<<<<
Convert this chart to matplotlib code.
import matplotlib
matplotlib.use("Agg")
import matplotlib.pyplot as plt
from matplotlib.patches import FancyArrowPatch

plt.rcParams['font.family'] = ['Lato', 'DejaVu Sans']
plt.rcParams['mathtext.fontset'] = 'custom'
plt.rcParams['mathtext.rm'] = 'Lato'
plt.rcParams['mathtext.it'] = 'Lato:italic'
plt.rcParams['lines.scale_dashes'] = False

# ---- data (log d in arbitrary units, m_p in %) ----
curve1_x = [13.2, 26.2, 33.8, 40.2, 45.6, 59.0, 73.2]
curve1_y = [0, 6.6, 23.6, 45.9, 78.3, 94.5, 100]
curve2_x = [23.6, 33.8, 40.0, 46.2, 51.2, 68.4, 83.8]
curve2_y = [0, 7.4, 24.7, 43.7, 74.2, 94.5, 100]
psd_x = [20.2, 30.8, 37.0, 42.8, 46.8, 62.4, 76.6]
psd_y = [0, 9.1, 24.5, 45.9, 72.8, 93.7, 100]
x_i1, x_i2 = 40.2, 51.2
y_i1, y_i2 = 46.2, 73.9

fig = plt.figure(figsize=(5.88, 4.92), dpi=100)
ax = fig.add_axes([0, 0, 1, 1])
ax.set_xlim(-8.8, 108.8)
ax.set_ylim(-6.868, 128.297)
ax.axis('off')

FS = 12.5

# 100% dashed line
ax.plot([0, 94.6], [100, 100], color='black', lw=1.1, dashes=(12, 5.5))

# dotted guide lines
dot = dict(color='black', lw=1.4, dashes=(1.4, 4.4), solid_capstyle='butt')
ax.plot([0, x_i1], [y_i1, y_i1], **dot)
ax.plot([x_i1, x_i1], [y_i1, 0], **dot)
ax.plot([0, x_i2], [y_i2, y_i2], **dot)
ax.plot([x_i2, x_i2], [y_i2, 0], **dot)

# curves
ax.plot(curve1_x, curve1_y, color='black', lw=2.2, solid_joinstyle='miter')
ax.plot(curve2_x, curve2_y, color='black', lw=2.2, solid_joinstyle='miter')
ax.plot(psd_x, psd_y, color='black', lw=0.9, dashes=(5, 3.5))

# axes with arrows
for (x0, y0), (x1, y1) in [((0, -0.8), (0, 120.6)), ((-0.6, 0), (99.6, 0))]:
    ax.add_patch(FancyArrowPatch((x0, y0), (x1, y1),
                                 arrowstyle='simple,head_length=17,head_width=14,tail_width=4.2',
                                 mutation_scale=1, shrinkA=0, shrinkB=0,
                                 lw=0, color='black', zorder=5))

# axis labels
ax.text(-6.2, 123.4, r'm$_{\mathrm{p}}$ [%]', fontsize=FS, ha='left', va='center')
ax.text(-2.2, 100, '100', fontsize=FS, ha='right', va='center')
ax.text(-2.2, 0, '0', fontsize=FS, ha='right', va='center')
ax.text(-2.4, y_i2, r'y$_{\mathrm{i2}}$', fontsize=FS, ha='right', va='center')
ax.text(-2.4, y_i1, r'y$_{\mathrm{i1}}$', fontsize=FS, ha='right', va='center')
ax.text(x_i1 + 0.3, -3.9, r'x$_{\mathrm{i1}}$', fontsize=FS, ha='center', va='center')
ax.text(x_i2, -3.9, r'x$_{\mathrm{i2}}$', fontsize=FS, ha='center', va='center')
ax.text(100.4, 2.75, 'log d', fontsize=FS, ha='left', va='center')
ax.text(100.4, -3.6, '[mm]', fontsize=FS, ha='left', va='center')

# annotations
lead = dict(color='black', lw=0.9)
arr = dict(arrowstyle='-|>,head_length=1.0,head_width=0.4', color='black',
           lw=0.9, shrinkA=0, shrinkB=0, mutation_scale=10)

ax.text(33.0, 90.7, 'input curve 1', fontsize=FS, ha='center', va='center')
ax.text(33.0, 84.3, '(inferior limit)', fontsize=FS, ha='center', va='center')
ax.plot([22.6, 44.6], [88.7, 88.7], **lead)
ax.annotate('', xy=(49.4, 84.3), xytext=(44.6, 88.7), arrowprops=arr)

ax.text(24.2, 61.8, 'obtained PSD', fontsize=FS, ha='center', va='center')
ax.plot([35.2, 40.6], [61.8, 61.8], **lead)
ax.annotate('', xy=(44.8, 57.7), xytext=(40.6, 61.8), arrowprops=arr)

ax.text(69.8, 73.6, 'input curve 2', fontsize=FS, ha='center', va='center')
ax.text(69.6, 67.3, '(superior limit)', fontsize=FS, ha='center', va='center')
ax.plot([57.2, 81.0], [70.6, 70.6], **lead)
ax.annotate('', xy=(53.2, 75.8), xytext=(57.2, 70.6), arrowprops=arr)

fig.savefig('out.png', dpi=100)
>>>>
* Challenge *
Lines from the beginning of the data above through the line containing "from matplotlib.patches import" are to be returned exactly, and no others.

* Written response *
Convert this chart to matplotlib code.
import matplotlib
matplotlib.use("Agg")
import matplotlib.pyplot as plt
from matplotlib.patches import FancyArrowPatch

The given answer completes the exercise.